- _Exercise_: Your task is to give the listing below back word for word, pictures excluded.

- _Data extract_:
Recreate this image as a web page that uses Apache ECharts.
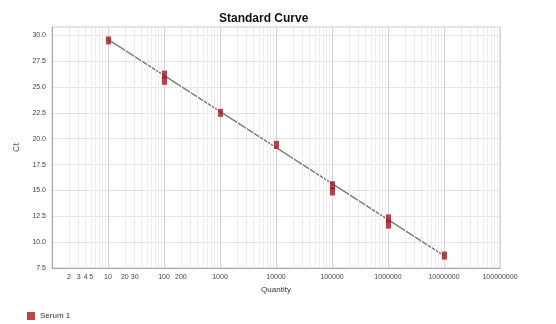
<!DOCTYPE html>
<html>
<head>
<meta charset="utf-8">
<script src="https://cdn.jsdelivr.net/npm/echarts@6/dist/echarts.min.js"></script>
<style>
  html, body { margin: 0; padding: 0; background: #fff; }
  #chart { width: 556px; height: 324px; }
</style>
</head>
<body>
<div id="chart"></div>
<script>
// standard curve: quantity vs Ct (replicates)
const quantities = [10, 100, 100, 1000, 10000, 100000, 100000, 1000000, 1000000, 10000000];
const ctValues = [29.5, 26.2, 25.6, 22.5, 19.4, 15.5, 14.9, 12.3, 11.7, 8.7];
const fitQuantities = [10, 10000000];
const fitCt = [29.6, 8.7];
const minorLabels = [2, 3, 4, 5, 20, 30, 200];
const seriesName = 'Serum 1';

// minor log grid positions 2..9 per decade
const minorGrid = [];
for (let d = 1; d < 1e8; d *= 10) {
  for (let m = 2; m <= 9; m++) minorGrid.push(d * m);
}

const chart = echarts.init(document.getElementById('chart'));
const labelFont = { fontFamily: 'Liberation Sans', fontSize: 7, color: '#444' };

chart.setOption({
  animation: false,
  title: {
    text: 'Standard Curve',
    left: 214, top: 8,
    textStyle: { fontFamily: 'Liberation Sans', fontSize: 12, fontWeight: 'bold', color: '#111' }
  },
  grid: { left: 52, right: 56, top: 27, bottom: 56, show: true, borderColor: '#c8c8c8', borderWidth: 1 },
  legend: {
    left: 22, top: 307,
    itemWidth: 8, itemHeight: 8,
    icon: 'rect',
    data: [seriesName],
    textStyle: { fontFamily: 'Liberation Sans', fontSize: 8, color: '#333' }
  },
  xAxis: {
    type: 'log', logBase: 10, min: 1, max: 1e8,
    name: 'Quantity', nameLocation: 'middle', nameGap: 17,
    nameTextStyle: { fontFamily: 'Liberation Sans', fontSize: 8, color: '#333' },
    axisLine: { lineStyle: { color: '#aaa' } },
    axisTick: { show: false },
    axisLabel: Object.assign({ showMinLabel: false, margin: 6, formatter: v => String(Math.round(v)) }, labelFont),
    splitLine: { show: true, lineStyle: { color: '#d4d4d4', width: 1 } }
  },
  yAxis: {
    type: 'value', min: 7.5, max: 30.8, interval: 2.5,
    name: 'Ct', nameLocation: 'middle', nameGap: 25,
    nameTextStyle: { fontFamily: 'Liberation Sans', fontSize: 9, color: '#555' },
    axisLine: { show: true, lineStyle: { color: '#aaa' } },
    axisTick: { show: false },
    axisLabel: Object.assign({ showMaxLabel: false, margin: 6, formatter: v => v.toFixed(1) }, labelFont),
    splitLine: { show: true, lineStyle: { color: '#e4e4e4', width: 1 } }
  },
  series: [
    {
      name: 'grid', type: 'line', data: [], silent: true,
      markLine: {
        silent: true, symbol: 'none',
        lineStyle: { color: '#ececec', type: 'solid', width: 1 },
        label: { show: false },
        data: minorGrid.map(v => ({
          xAxis: v,
          label: minorLabels.includes(v)
            ? Object.assign({ show: true, position: 'start', distance: 6, formatter: String(v) }, labelFont)
            : { show: false }
        }))
      }
    },
    {
      name: 'fit', type: 'line', silent: true,
      data: fitQuantities.map((q, i) => [q, fitCt[i]]),
      symbol: 'none',
      lineStyle: { color: '#7a7a7a', width: 1.3, type: 'solid' },
      z: 3
    },
    {
      name: seriesName, type: 'scatter',
      data: quantities.map((q, i) => [q, ctValues[i]]),
      symbol: 'rect', symbolSize: [6, 8],
      itemStyle: { color: '#b0121a' },
      z: 4
    }
  ]
});
</script>
</body>
</html>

- _Result of the task_:
Recreate this image as a web page that uses Apache ECharts.
<!DOCTYPE html>
<html>
<head>
<meta charset="utf-8">
<script src="https://cdn.jsdelivr.net/npm/echarts@6/dist/echarts.min.js"></script>
<style>
  html, body { margin: 0; padding: 0; background: #fff; }
  #chart { width: 556px; height: 324px; }
</style>
</head>
<body>
<div id="chart"></div>
<script>
// standard curve: quantity vs Ct (replicates)
const quantities = [10, 100, 100, 1000, 10000, 100000, 100000, 1000000, 1000000, 10000000];
const ctValues = [29.5, 26.2, 25.6, 22.5, 19.4, 15.5, 14.9, 12.3, 11.7, 8.7];
const fitQuantities = [10, 10000000];
const fitCt = [29.6, 8.7];
const minorLabels = [2, 3, 4, 5, 20, 30, 200];
const seriesName = 'Serum 1';

// minor log grid positions 2..9 per decade
const minorGrid = [];
for (let d = 1; d < 1e8; d *= 10) {
  for (let m = 2; m <= 9; m++) minorGrid.push(d * m);
}

const chart = echarts.init(document.getElementById('chart'));
const labelFont = { fontFamily: 'Liberation Sans', fontSize: 7, color: '#444' };

chart.setOption({
  animation: false,
  title: {
    text: 'Standard Curve',
    left: 214, top: 8,
    textStyle: { fontFamily: 'Liberation Sans', fontSize: 12, fontWeight: 'bold', color: '#111' }
  },
  grid: { left: 52, right: 56, top: 27, bottom: 56, show: true, borderColor: '#c8c8c8', borderWidth: 1 },
  legend: {
    left: 22, top: 307,
    itemWidth: 8, itemHeight: 8,
    icon: 'rect',
    data: [seriesName],
    textStyle: { fontFamily: 'Liberation Sans', fontSize: 8, color: '#333' }
  },
  xAxis: {
    type: 'log', logBase: 10, min: 1, max: 1e8,
    name: 'Quantity', nameLocation: 'middle', nameGap: 17,
    nameTextStyle: { fontFamily: 'Liberation Sans', fontSize: 8, color: '#333' },
    axisLine: { lineStyle: { color: '#aaa' } },
    axisTick: { show: false },
    axisLabel: Object.assign({ showMinLabel: false, margin: 6, formatter: v => String(Math.round(v)) }, labelFont),
    splitLine: { show: true, lineStyle: { color: '#d4d4d4', width: 1 } }
  },
  yAxis: {
    type: 'value', min: 7.5, max: 30.8, interval: 2.5,
    name: 'Ct', nameLocation: 'middle', nameGap: 25,
    nameTextStyle: { fontFamily: 'Liberation Sans', fontSize: 9, color: '#555' },
    axisLine: { show: true, lineStyle: { color: '#aaa' } },
    axisTick: { show: false },
    axisLabel: Object.assign({ showMaxLabel: false, margin: 6, formatter: v => v.toFixed(1) }, labelFont),
    splitLine: { show: true, lineStyle: { color: '#e4e4e4', width: 1 } }
  },
  series: [
    {
      name: 'grid', type: 'line', data: [], silent: true,
      markLine: {
        silent: true, symbol: 'none',
        lineStyle: { color: '#ececec', type: 'solid', width: 1 },
        label: { show: false },
        data: minorGrid.map(v => ({
          xAxis: v,
          label: minorLabels.includes(v)
            ? Object.assign({ show: true, position: 'start', distance: 6, formatter: String(v) }, labelFont)
            : { show: false }
        }))
      }
    },
    {
      name: 'fit', type: 'line', silent: true,
      data: fitQuantities.map((q, i) => [q, fitCt[i]]),
      symbol: 'none',
      lineStyle: { color: '#7a7a7a', width: 1.3, type: 'solid' },
      z: 3
    },
    {
      name: seriesName, type: 'scatter',
      data: quantities.map((q, i) => [q, ctValues[i]]),
      symbol: 'rect', symbolSize: [6, 8],
      itemStyle: { color: '#b0121a' },
      z: 4
    }
  ]
});
</script>
</body>
</html>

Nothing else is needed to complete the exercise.